The Cleveland Indians became the first American League team to win 21 consecutive games Wednesday, as a 5-3 victory against the Detroit Tigers completed a series sweep. The Indians’ victory snapped a tie with the Oakland Athletics, who won 20 consecutive games in 2002.

Whether the Indians, now tied with the 1935 Chicago Cubs of the National League with 21 straight wins, go for the major-league record Thursday when they host the Kansas City Royals depends on whether you believe in asterisks.

A Giant asterisk.

The New York Giants were unbeaten in 26 games during the 1916 season, but there was a tie game sandwiched in the middle of the steak. The Giants won 12 straight games, played a 1-1 tie and then won 14 in a row.

The official record keeper of Major League Baseball still recognizes the Giants’ streak

"A tie was never an acceptable result of a baseball game," Steve Hirdt, executive vice president at the Elias Sports Bureau, told ABC News. "If one happened because of darkness or rain or some certain circumstance, the game was played over.

“The Giants' 26-game winning streak has existed since the beginning of time," Hirdt told ABC News. “I do not know why certain people are looking at the 21 now and holding that up as the record or alternately trying to parse language so that they can somehow exclude the 26.

"It's the longest winning streak, it's the record for most consecutive wins, etc., because a tie game breaks neither a winning streak or losing streak for a team because it always gets replayed unless the season ends first."

Some media outlets refused to split hairs.

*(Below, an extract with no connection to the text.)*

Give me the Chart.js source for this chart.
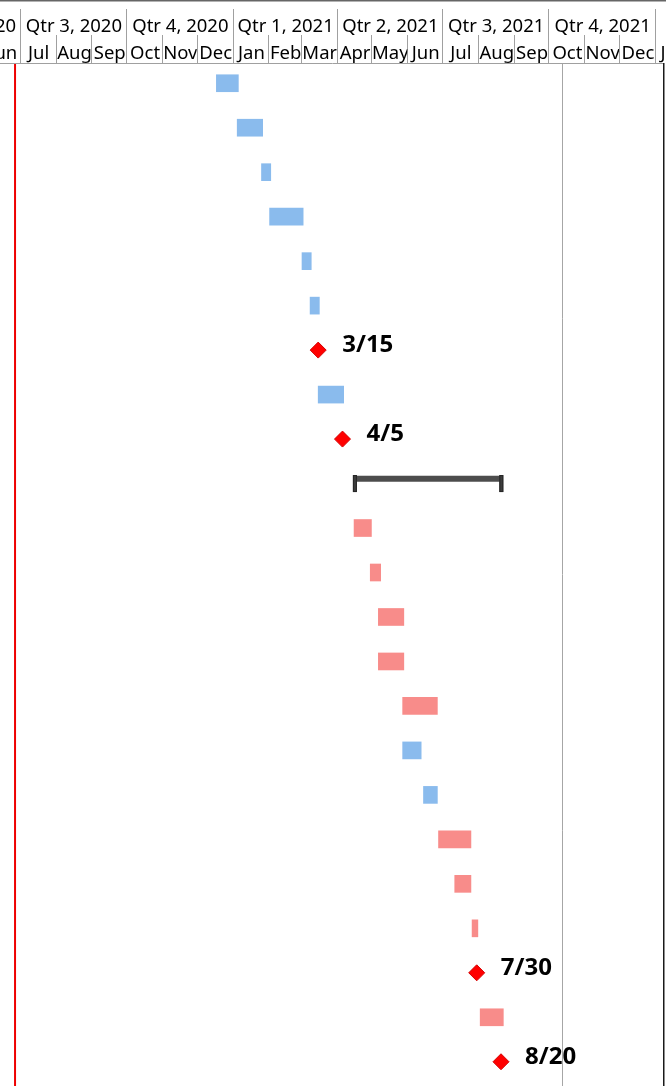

Fox Sports tweeted "The @Indians tie the MLB record for most consecutive games with a win."

Jeff Passan of Yahoo! Sports tweeted his agreement with Fox Sports, posting that “Unbeaten ≠ winning streak.”

The official Twitter account of Major League Baseball was vague enough to satisfy both sides:

Jay Bruce hit a three-run homer off Buck Farmer (4-3), and Mike Clevinger (10-5) won his fourth straight start for Cleveland.